> _EXERCISE_
Give back exactly the lines from the beginning of the listing below to the line holding "2.75, 2, 1, 0]", both ends included; the pictures stay out.
• • •
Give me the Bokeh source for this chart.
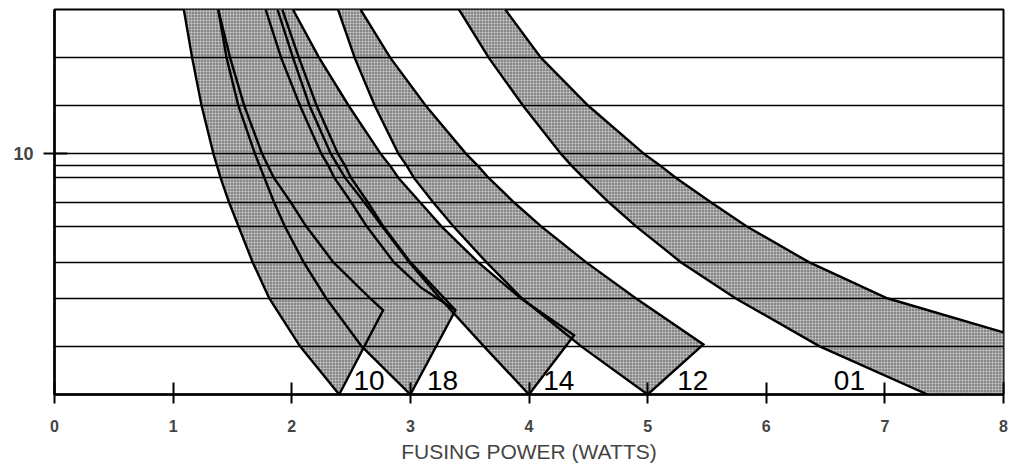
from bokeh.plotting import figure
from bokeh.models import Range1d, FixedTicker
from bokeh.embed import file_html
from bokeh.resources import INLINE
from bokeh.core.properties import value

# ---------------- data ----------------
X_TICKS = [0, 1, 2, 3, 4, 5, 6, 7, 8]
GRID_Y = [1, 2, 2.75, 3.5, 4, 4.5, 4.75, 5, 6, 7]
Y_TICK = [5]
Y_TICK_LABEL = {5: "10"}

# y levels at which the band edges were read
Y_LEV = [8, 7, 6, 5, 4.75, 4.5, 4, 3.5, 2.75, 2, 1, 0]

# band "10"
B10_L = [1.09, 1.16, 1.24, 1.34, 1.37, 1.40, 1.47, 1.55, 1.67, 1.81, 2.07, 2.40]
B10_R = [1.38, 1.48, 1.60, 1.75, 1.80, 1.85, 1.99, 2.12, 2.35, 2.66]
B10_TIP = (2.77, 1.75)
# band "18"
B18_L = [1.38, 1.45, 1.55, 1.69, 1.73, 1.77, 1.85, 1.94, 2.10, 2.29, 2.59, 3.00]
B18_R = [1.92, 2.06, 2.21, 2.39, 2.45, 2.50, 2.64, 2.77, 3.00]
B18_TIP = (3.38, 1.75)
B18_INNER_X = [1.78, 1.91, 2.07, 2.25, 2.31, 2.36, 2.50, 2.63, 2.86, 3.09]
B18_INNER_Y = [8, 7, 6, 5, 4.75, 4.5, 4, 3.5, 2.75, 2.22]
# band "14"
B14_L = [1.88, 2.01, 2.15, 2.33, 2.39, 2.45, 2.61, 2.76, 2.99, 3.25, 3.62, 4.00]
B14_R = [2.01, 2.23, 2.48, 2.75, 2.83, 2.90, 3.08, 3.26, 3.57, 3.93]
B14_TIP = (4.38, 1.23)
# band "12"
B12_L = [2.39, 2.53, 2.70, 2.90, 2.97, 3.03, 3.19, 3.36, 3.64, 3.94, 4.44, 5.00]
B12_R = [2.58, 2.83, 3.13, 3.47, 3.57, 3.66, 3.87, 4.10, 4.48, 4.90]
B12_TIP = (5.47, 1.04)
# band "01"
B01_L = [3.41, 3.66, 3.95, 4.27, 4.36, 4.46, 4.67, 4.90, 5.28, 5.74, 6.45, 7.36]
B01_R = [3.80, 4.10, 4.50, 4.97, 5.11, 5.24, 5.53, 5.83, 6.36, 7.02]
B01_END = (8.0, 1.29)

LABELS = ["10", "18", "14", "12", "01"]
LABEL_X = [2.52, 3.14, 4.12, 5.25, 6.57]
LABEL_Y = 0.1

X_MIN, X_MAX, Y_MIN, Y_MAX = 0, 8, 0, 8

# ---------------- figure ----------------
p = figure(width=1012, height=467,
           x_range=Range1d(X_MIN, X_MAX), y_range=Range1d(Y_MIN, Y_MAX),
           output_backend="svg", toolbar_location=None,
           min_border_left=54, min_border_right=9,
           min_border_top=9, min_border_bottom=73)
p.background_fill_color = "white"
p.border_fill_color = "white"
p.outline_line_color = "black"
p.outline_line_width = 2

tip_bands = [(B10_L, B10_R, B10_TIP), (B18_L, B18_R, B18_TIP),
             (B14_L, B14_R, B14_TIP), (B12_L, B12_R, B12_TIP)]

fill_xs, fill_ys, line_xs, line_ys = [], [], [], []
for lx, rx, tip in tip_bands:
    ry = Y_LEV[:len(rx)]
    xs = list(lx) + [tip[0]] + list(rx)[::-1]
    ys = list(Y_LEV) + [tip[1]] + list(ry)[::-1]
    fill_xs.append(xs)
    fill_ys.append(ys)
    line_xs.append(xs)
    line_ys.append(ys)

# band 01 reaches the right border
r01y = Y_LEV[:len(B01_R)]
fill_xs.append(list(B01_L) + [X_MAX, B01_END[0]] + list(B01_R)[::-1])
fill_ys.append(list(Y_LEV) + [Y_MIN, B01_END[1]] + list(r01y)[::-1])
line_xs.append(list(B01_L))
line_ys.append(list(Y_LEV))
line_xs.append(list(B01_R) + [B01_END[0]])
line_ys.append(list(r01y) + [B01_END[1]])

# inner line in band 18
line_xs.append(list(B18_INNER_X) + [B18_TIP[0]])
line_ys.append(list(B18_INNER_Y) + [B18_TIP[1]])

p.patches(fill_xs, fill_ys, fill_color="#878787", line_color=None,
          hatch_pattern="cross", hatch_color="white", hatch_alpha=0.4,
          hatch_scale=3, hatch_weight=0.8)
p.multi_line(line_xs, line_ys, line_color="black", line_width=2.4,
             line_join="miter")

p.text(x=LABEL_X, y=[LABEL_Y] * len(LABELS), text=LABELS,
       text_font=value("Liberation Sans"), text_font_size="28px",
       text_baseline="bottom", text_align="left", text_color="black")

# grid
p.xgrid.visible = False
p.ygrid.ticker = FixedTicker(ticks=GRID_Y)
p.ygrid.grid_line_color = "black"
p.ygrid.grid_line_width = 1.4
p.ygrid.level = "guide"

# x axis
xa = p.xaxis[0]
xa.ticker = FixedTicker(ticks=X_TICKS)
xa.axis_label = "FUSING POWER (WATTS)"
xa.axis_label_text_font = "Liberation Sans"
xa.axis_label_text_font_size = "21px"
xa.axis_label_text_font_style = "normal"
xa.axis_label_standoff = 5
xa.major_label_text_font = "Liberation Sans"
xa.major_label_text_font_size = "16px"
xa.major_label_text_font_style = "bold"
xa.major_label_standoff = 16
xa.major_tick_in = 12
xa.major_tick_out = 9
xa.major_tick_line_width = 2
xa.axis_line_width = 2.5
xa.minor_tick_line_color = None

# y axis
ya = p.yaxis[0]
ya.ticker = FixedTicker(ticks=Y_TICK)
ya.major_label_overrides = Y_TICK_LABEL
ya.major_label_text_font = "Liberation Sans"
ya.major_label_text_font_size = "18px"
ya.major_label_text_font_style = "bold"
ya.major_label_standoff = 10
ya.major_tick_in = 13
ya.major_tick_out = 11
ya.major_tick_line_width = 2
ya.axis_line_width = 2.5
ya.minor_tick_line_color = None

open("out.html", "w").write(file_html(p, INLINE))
• • •
> _ANSWER TO THE EXERCISE_
Give me the Bokeh source for this chart.
from bokeh.plotting import figure
from bokeh.models import Range1d, FixedTicker
from bokeh.embed import file_html
from bokeh.resources import INLINE
from bokeh.core.properties import value

# ---------------- data ----------------
X_TICKS = [0, 1, 2, 3, 4, 5, 6, 7, 8]
GRID_Y = [1, 2, 2.75, 3.5, 4, 4.5, 4.75, 5, 6, 7]
Y_TICK = [5]
Y_TICK_LABEL = {5: "10"}

# y levels at which the band edges were read
Y_LEV = [8, 7, 6, 5, 4.75, 4.5, 4, 3.5, 2.75, 2, 1, 0]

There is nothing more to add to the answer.